Introduction

The DataWave project provides a general purpose framework to facilitate persistence, indexing and retrieval of both structured and unstructured textual objects. Central to DataWave’s design is that it leverages Apache Accumulo to implement a flexible data model and to implement ingest and query components that are robust and scalable.

Common use cases for DataWave include…

  • Data fusion across structured and unstructured datasets
  • Construction and analysis of distributed graphs
  • Multi-tenant data architectures, with tenants having distinct security requirements and access patterns

DataWave provides flexible and extensible data security features predicated on Accumulo’s security model. As a result, organizations can apply either coarse- or fine-grained access controls to their data, and they can easily integrate DataWave query clients into existing security infrastructure.

System Architecture

DataWave is written in Java and its ingest and query components provide extensible software frameworks, which developers can easily customize.
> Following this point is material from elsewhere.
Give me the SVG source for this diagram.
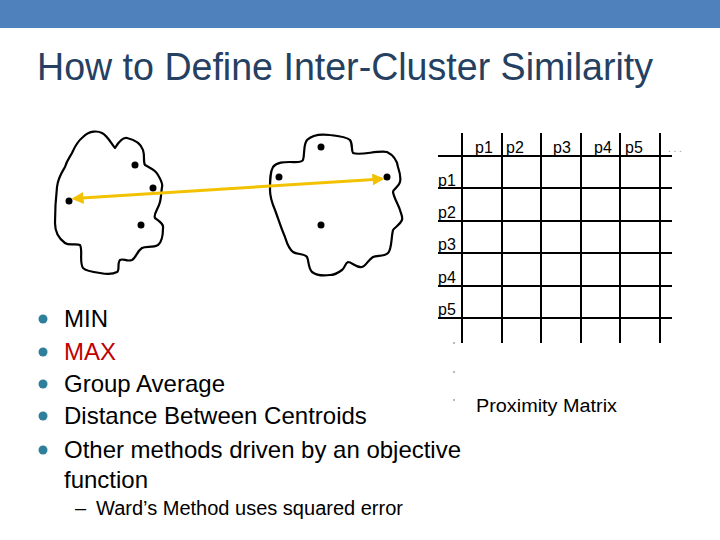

In terms of system architecture, DataWave’s ingest and query services are loosely coupled and may be configured to operate on distinct clusters, if needed. In the configuration shown below, ingest and query services are segregated so that CPU, memory, and network resources within the data warehouse cluster may be prioritized for query processing.

DataWave System Overview

However, if resource contention between ingest processing and query processing is not an immediate concern, then DataWave may be hosted on a single, shared environment. From the perspective of the services themselves, selecting one of these two deployment strategies is a simple matter of changing a few config settings.

Regardless of the deployment strategy, the flow of data into and out of the system remains largely the same. Raw data to be ingested may arrive in a staging area for pre-processing, if needed, or it may be written directly to HDFS. Once the input data arrives in HDFS, DataWave will process it via MapReduce and ultimately write the MapReduce output to DataWave’s Accumulo tables in the data warehouse. Lastly, query clients utilize various web services exposed through DataWave’s REST API to retrieve data of interest from the warehouse Accumulo repository.